Adoro meus filhos. Mas detesto esse olhar crítico que recebo quando estou em um restaurante, ou em uma loja, ou mesmo em uma exposição de arte, afinal eu deveria estar em casa, porque criança pequena “atrapalha”.
Eu adoro ver meus pequenos dormirem. Mas realmente odeio a carga de trabalho que eu e meu companheiro precisamos ter para vivermos minimamente bem.
Adoro nosso tempo em família. Mas detesto a péssima mobilidade urbana que não pensa nas crianças, sendo impossível sair de carrinho em muitas e muitas cidades, ou mesmo pegar um ônibus com segurança e, com isso, impede mulheres e crianças de ocuparem os espaços públicos.
A historinha (verídica!) que contei ali em cima é o resumo de ser mãe na sociedade atual: somos condicionadas à maternidade. Temos nossa individualidade negada. E quando atingimos um grau de esgotamento onde queremos simplesmente fugir (correndo peladas e gritando pela rua), somos lidas como monstros comedores de criancinhas.

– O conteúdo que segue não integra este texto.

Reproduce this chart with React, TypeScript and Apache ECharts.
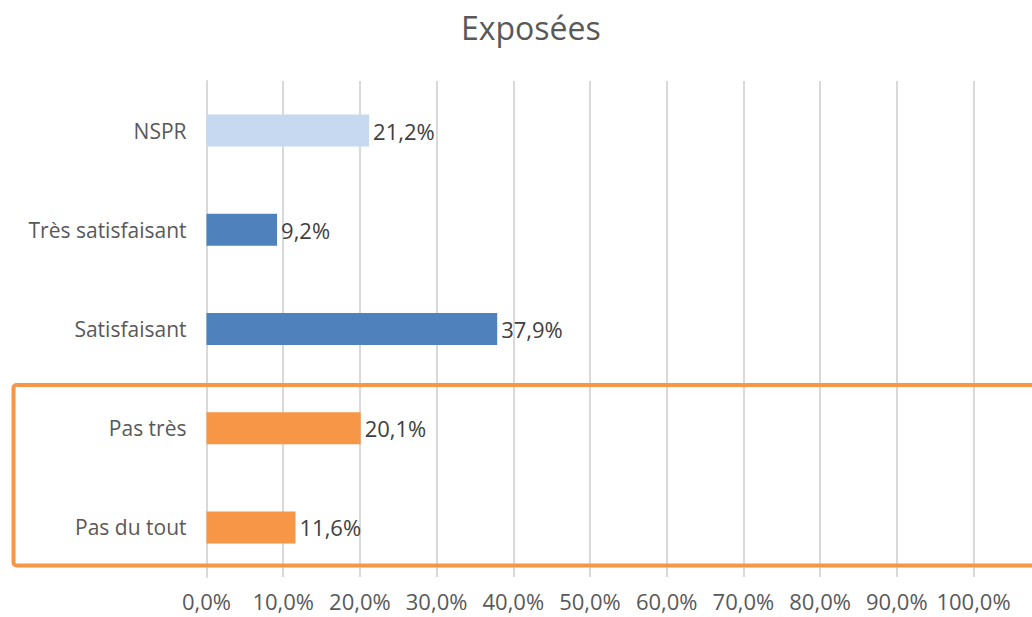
import React, { useEffect, useRef } from "react";
import * as echarts from "echarts";

const categories = ["Pas du tout", "Pas très", "Satisfaisant", "Très satisfaisant", "NSPR"];
const values = [11.6, 20.1, 37.9, 9.2, 21.2];
const barColors = ["#F79646", "#F79646", "#4F81BD", "#4F81BD", "#C6D9F0"];
const title = "Exposées";

export default function App() {
  const ref = useRef<HTMLDivElement>(null);
  useEffect(() => {
    document.body.style.margin = "0";
    const chart = echarts.init(ref.current!, null, { renderer: "svg" });
    const font = "'Open Sans', Lato, sans-serif";
    chart.setOption({
      animation: false,
      backgroundColor: "#FFFFFF",
      title: {
        text: title,
        left: 456,
        top: 6,
        textStyle: { fontFamily: font, fontSize: 32, fontWeight: "normal", color: "#595959" },
      },
      grid: { left: 206.5, top: 81, width: 767, height: 496 },
      xAxis: {
        type: "value",
        min: 0,
        max: 100,
        interval: 10,
        axisLine: { show: false },
        axisTick: { show: false },
        splitLine: { show: true, lineStyle: { color: "#D9D9D9", width: 2 } },
        axisLabel: {
          margin: 14,
          fontFamily: font,
          fontSize: 22,
          color: "#595959",
          lineHeight: 20,
          formatter: (v: number) => v.toFixed(1).replace(".", ",") + "%",
        },
      },
      yAxis: {
        type: "category",
        data: categories,
        axisLine: { show: true, lineStyle: { color: "#D9D9D9", width: 2 } },
        axisTick: { show: false },
        axisLabel: { margin: 20, fontFamily: font, fontSize: 21, color: "#595959" },
      },
      series: [
        {
          type: "bar",
          barWidth: 32,
          data: values.map((v, i) => ({ value: v, itemStyle: { color: barColors[i] } })),
          label: {
            show: true,
            position: "right",
            distance: 4,
            fontFamily: font,
            fontSize: 22,
            color: "#404040",
            formatter: (p: any) => p.value.toFixed(1).replace(".", ",") + "%",
          },
        },
      ],
      graphic: [
        {
          type: "rect",
          shape: { x: 13.5, y: 385, width: 1040, height: 180.5, r: 3 },
          style: { fill: "none", stroke: "#F79646", lineWidth: 4 },
          z: 100,
        },
      ],
    });
    return () => chart.dispose();
  }, []);
  return <div ref={ref} style={{ width: 1032, height: 617 }} />;
}
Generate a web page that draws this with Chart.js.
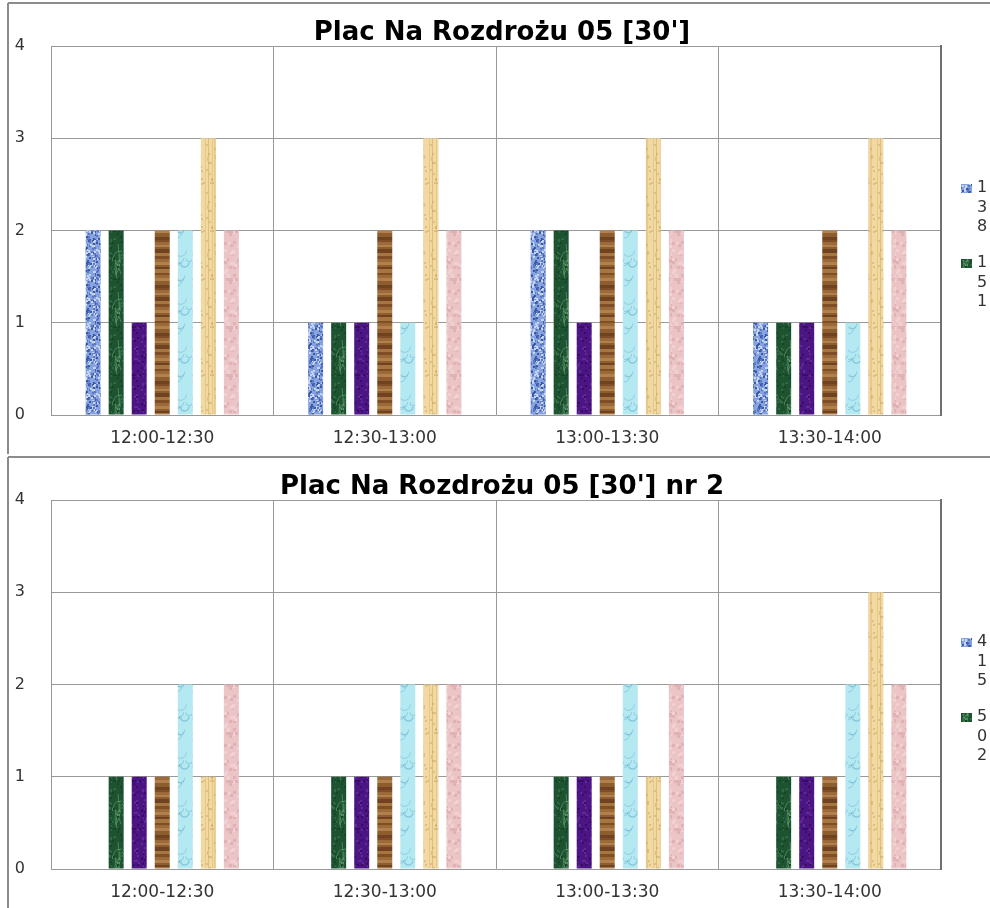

Dizem que é fácil perceber quando uma mulher tem um ataque de loucura (que nada mais é do que se rebelar contra a sobrecarga que ela carrega). Mas ninguém percebe todo o caminho até ali. Na maternidade, multiplique essa frase por mil.
Então, sim. Amo meus filhos. Mas odeio ser mãe em um mundo que não suporta mulheres que querem alguma coisa além da maternidade e de fazer bolinhos de chuva à tarde. E, menos ainda, não suporta mulheres que ousam falar que isso não é o suficiente.